RECORDS SUPPLIED:
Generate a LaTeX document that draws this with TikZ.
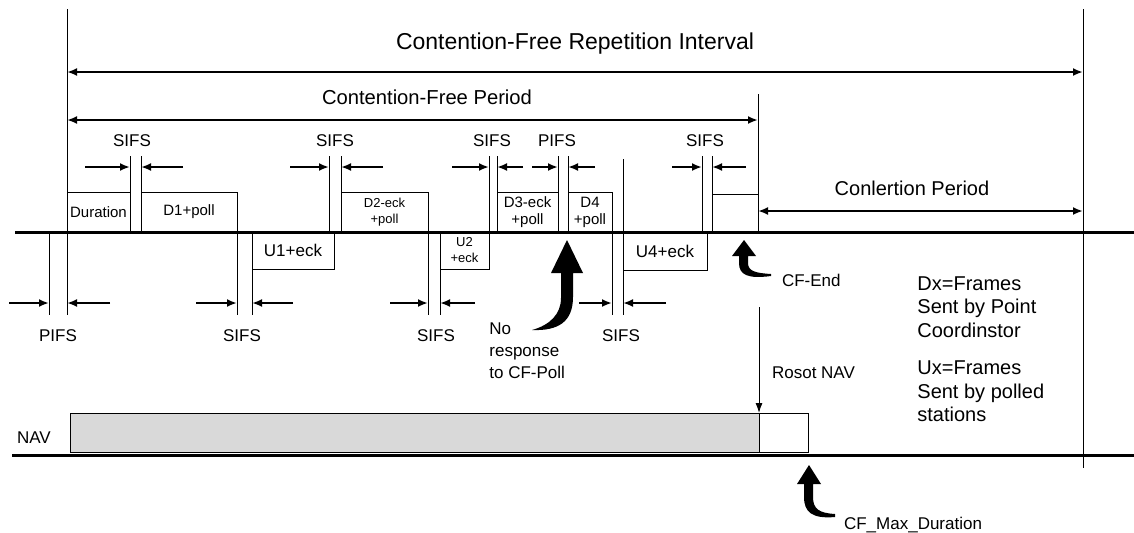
\documentclass[tikz,border=0pt]{standalone}
\usepackage{fontspec}
\setmainfont{Liberation Sans}
\usetikzlibrary{positioning, arrows.meta}
\tikzstyle{timeline} = [line width=1.5pt]
\tikzstyle{tick} = [line width=0.5pt]
\tikzstyle{arrow} = [line width=1pt, ->, >={Latex[length=5pt,width=4pt]}]
\tikzstyle{span} = [line width=1pt, <->, >={Latex[length=5pt,width=4pt]}]
\tikzstyle{thinarrow} = [line width=0.5pt, ->, >={Latex[length=5pt,width=3.5pt]}]
\tikzstyle{frame} = [rectangle, draw=black, line width=0.5pt, inner sep=0pt, outer sep=0pt, align=center]
\tikzstyle{gap} = [font=\fontsize{8.5}{11}\selectfont]
\tikzstyle{small} = [font=\fontsize{7.5}{8.5}\selectfont]
\tikzstyle{tiny} = [font=\fontsize{6.5}{8}\selectfont]
\tikzstyle{note} = [font=\fontsize{10}{11.75}\selectfont, align=left, inner sep=0pt]

\begin{document}
\begin{tikzpicture}[x=0.5pt, y=-0.5pt]
		\useasboundingbox (0,0) rectangle (1134,532);
		%titles and spans
		\node (cfri) [font=\fontsize{11.5}{14}\selectfont] at (575,44) {Contention-Free Repetition Interval};
		\node (cfp) [font=\fontsize{10.1}{12}\selectfont] at (427,97) {Contention-Free Period};
		\node (cp) [font=\fontsize{10}{12}\selectfont] at (912,188) {Conlertion Period};
		\coordinate (t0) at (67,9);
		\coordinate (tp) at (758,94);
		\coordinate (te) at (1083,9);
		\draw [tick] (t0) -- (67,315);
		\draw [tick] (te) -- (1083,468);
		\draw [tick] (tp) -- (758,232);
		\draw [span] (t0 |- 0,72) -- (te |- 0,72);
		\draw [span] (t0 |- 0,120) -- (tp |- 0,120);
		\draw [span] (tp |- 0,211) -- (te |- 0,211);
		
		%time lines
		\draw [timeline] (15,232) -- (1134,232);
		\draw [timeline] (12,455) -- (1134,455);
		
		%frames
		\node (dur) [frame, small, anchor=south west, minimum width=31.5pt, minimum height=20pt] at (67,232) {Duration};
		\node (d1) [frame, small, anchor=south west, minimum width=48pt, minimum height=20pt] at (141,232) {D1+poll};
		\node (d2) [frame, tiny, anchor=south west, minimum width=43.5pt, minimum height=20pt] at (341,232) {D2-eck\\+poll};
		\node (d3) [frame, small, anchor=south west, minimum width=30.5pt, minimum height=20pt] at (497,232) {D3-eck\\+poll};
		\node (d4) [frame, small, anchor=south west, minimum width=22pt, minimum height=20pt] at (568,232) {D4\\+poll};
		\node (cfe) [frame, anchor=south west, minimum width=23pt, minimum height=19pt] at (712,232) {};
		\node (u1) [frame, gap, anchor=north west, minimum width=41pt, minimum height=18.5pt] at (252,232) {U1+eck};
		\node (u2) [frame, tiny, anchor=north west, minimum width=24.5pt, minimum height=18.5pt] at (440,232) {U2\\+eck};
		\node (u4) [frame, gap, anchor=north west, minimum width=42pt, minimum height=19pt] at (623,232) {U4+eck};
		
		%gaps above
		\draw [tick] (130,156) -- (130,232);
		\draw [tick] (141,156) -- (141,232);
		\draw [tick] (329,156) -- (329,232);
		\draw [tick] (341,156) -- (341,232);
		\draw [tick] (489,156) -- (489,232);
		\draw [tick] (497,156) -- (497,232);
		\draw [tick] (558,156) -- (558,232);
		\draw [tick] (568,156) -- (568,232);
		\draw [tick] (702,156) -- (702,232);
		\draw [tick] (712,156) -- (712,232);
		\draw [tick] (623,159) -- (623,315);
		\draw [arrow] (85,167) -- (130,167);
		\draw [arrow] (183,167) -- (141,167);
		\draw [arrow] (290,167) -- (329,167);
		\draw [arrow] (383,167) -- (341,167);
		\draw [arrow] (452,167) -- (489,167);
		\draw [arrow] (523,167) -- (497,167);
		\draw [arrow] (532,167) -- (558,167);
		\draw [arrow] (595,167) -- (568,167);
		\draw [arrow] (672,167) -- (702,167);
		\draw [arrow] (746,167) -- (712,167);
		\node (s1) [gap] at (132,141) {SIFS};
		\node (s2) [gap] at (335,141) {SIFS};
		\node (s3) [gap] at (492,141) {SIFS};
		\node (p2) [gap] at (557,141) {PIFS};
		\node (s4) [gap] at (705,141) {SIFS};
		
		%gaps below
		\draw [tick] (49,232) -- (49,315);
		\draw [tick] (237,232) -- (237,315);
		\draw [tick] (252,232) -- (252,315);
		\draw [tick] (428,232) -- (428,315);
		\draw [tick] (440,232) -- (440,315);
		\draw [tick] (612,232) -- (612,315);
		\draw [arrow] (9,303) -- (49,303);
		\draw [arrow] (110,303) -- (67,303);
		\draw [arrow] (196,303) -- (237,303);
		\draw [arrow] (293,303) -- (252,303);
		\draw [arrow] (390,303) -- (428,303);
		\draw [arrow] (475,303) -- (440,303);
		\draw [arrow] (579,303) -- (612,303);
		\draw [arrow] (666,303) -- (623,303);
		\node (p1) [gap] at (58,336) {PIFS};
		\node (s5) [gap] at (242,336) {SIFS};
		\node (s6) [gap] at (436,336) {SIFS};
		\node (s7) [gap] at (621,336) {SIFS};
		
		%no response
		\fill (567,240) -- (583,273) -- (573,273) -- (573,297) .. controls (573,322) and (558,331) .. (532,330) .. controls (550,325) and (561,314) .. (561,298) -- (561,273) -- (551,273) -- cycle;
		\node (nr) [gap, align=left, anchor=north west, inner sep=0pt] at (489,322) {No\\response\\to CF-Poll};
		
		%cf end
		\fill (744,240) -- (756,256) -- (748,256) -- (748,263) .. controls (748,271) and (755,273) .. (771,274) -- (771,276) .. controls (748,279) and (739,275) .. (739,263) -- (739,256) -- (732,256) -- cycle;
		\node (cfend) [gap, anchor=west] at (775,280) {CF-End};
		
		%nav
		\node (nav) [gap, anchor=west] at (10,438) {NAV};
		\node (navbar) [frame, fill=black!15, anchor=south west, minimum width=344.5pt, minimum height=19.5pt] at (70,452) {};
		\node (navend) [frame, fill=white, anchor=south west, minimum width=24.5pt, minimum height=19.5pt] at (759,452) {};
		\coordinate (rst) at (759,307);
		\draw [thinarrow] (rst) -- (navend.north west);
		\node (rnav) [gap, anchor=west] at (765,373) {Rosot NAV};
		\fill (809,465) -- (821,484) -- (813,484) -- (813,497) .. controls (813,509) and (819,513) .. (835,514) -- (835,517) .. controls (812,519) and (804,512) .. (804,497) -- (804,484) -- (797,484) -- cycle;
		\node (cfmax) [gap, anchor=base west] at (837,529) {CF\_Max\_Duration};
		
		%legend
		\node (dx) [note, anchor=north west] at (917,276) {Dx=Frames\\Sent by Point\\Coordinstor};
		\node (ux) [note, below=11.5pt of dx.south west, anchor=north west] {Ux=Frames\\Sent by polled\\stations};
		
	\end{tikzpicture}
\end{document}
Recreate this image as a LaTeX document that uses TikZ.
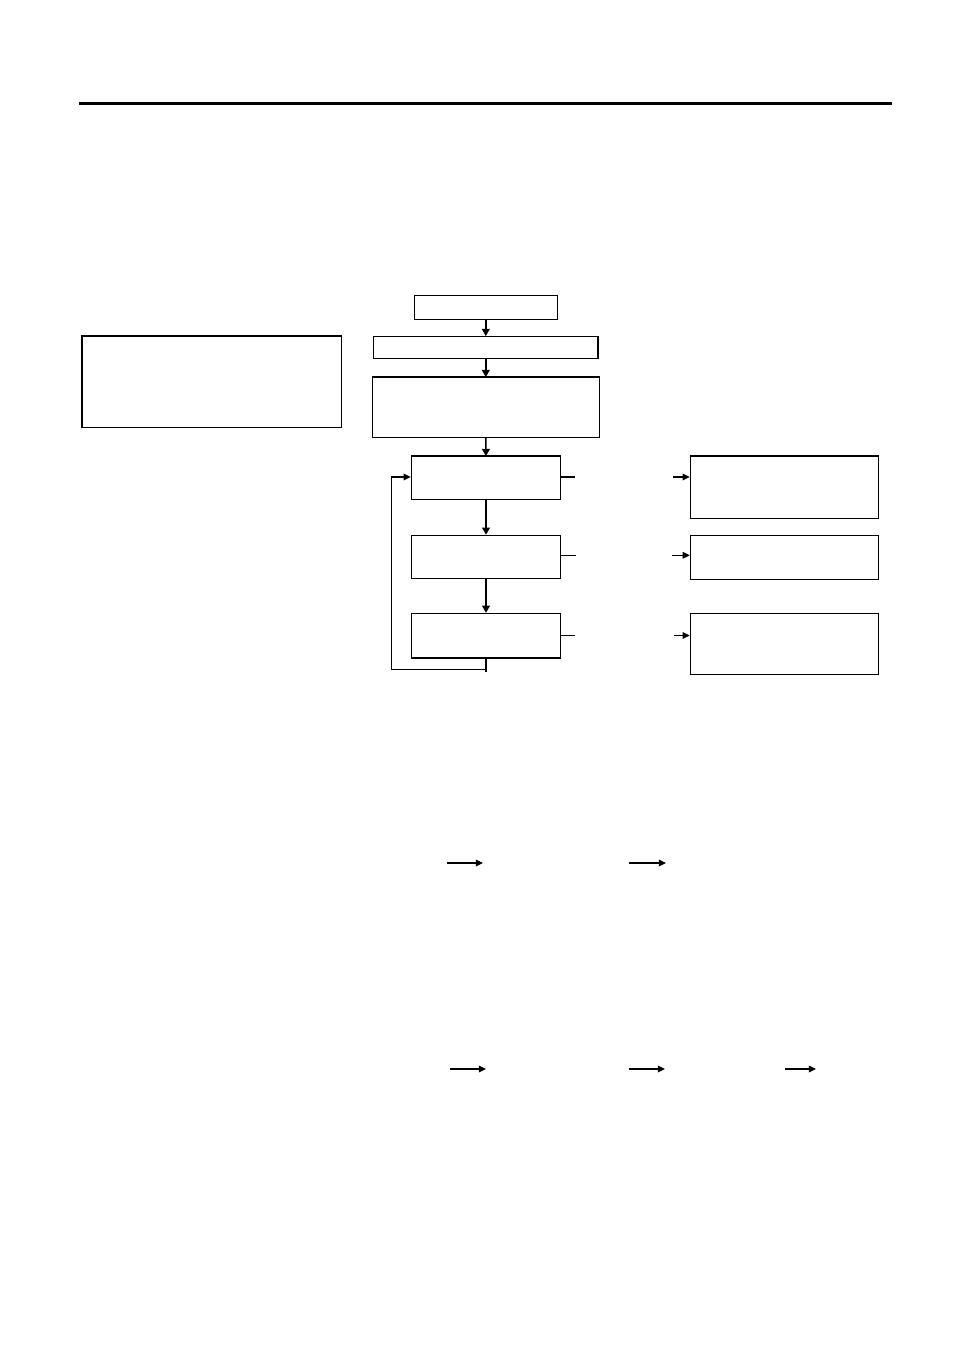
\documentclass[tikz,border=0pt]{standalone}
\usetikzlibrary{arrows.meta, positioning, calc}
\def\u{0.6237pt}

\begin{document}
\begin{tikzpicture}[x=0.6237pt, y=-0.6237pt,
    box/.style={draw, line width=0.65pt, inner sep=0pt},
    arr/.style={-{Triangle[length=4.5pt, width=4.2pt]}, line width=0.65pt},
    darr/.style={-{Triangle[length=4.5pt, width=4.8pt]}, line width=1.1pt}]
    \useasboundingbox (0,0) rectangle (954,1351);
    \draw[line width=1.9pt] (79,103.5) -- (892,103.5);
    % boxes
    \node[box, line width=0.85pt, minimum width=259.5*\u, minimum height=91.5*\u] (info) at (211.7,381.6) {};
    \node[box, minimum width=143*\u, minimum height=24*\u] (start) at (485.8,307.3) {};
    \node[box, minimum width=224.4*\u, minimum height=22.3*\u] (prep) at (485.8,347.8) {};
    \node[box, minimum width=227*\u, minimum height=59.6*\u] (setup) at (485.8,407.5) {};
    \node[box, minimum width=149.4*\u, minimum height=42.6*\u] (stepA) at (486,478) {};
    \node[box, minimum width=149.4*\u, minimum height=43*\u] (stepB) at (486,556.8) {};
    \node[box, minimum width=149.4*\u, minimum height=43.7*\u] (stepC) at (486,635.2) {};
    \node[box, minimum width=188.4*\u, minimum height=62*\u] (outA) at (784.5,487.3) {};
    \node[box, minimum width=188.4*\u, minimum height=43.7*\u] (outB) at (784.5,557.2) {};
    \node[box, minimum width=188.4*\u, minimum height=61*\u] (outC) at (784.5,643.8) {};
    \draw[line width=1.3pt] (setup.north west) -- (setup.north east);
    \draw[line width=1.3pt] (stepA.north west) -- (stepA.north east);
    \draw[line width=1.3pt] (stepC.south west) -- (stepC.south east);
    \draw[line width=1.3pt] (outA.north west) -- (outA.north east);
    % main flow
    \draw[darr, line width=0.95pt] (start) -- (prep);
    \draw[darr, line width=0.95pt] (prep) -- (setup);
    \draw[darr, line width=0.95pt] (setup) -- (stepA);
    \draw[darr] (stepA) -- (stepB);
    \draw[darr] (stepB) -- (stepC);
    \coordinate (loop) at (391.7,669.5);
    \draw[line width=1.1pt] (stepC.south) -- ++(0,14);
    \draw[arr] (stepC.south) |- (loop) |- ($(stepA.west)+(0,-1)$);
    % side links
    \coordinate (sA) at (575,477);
    \coordinate (sB) at (576,555.3);
    \coordinate (sC) at (575,635.5);
    \coordinate (tA) at (673.3,477);
    \coordinate (tB) at (672,555.3);
    \coordinate (tC) at (674.3,635.5);
    \draw[line width=0.65pt] (sA -| stepA.east) -- (sA);
    \draw[line width=0.65pt] (sB -| stepB.east) -- (sB);
    \draw[line width=0.65pt] (sC -| stepC.east) -- (sC);
    \draw[arr] (tA) -- (tA -| outA.west);
    \draw[arr] (tB) -- (tB -| outB.west);
    \draw[arr] (tC) -- (tC -| outC.west);
    % lower arrows
    \foreach \x/\y/\l [count=\i] in {447/863/36, 629/863/37, 450/1069/36, 629/1069/36, 785/1069/31}
        \draw[arr] (\x,\y) coordinate (a\i) -- ++(\l,0);
\end{tikzpicture}
\end{document}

TASK PROMPT:
Each line that holds the string "this" counts once; give the total and nothing else.

TASK OUTPUT:
2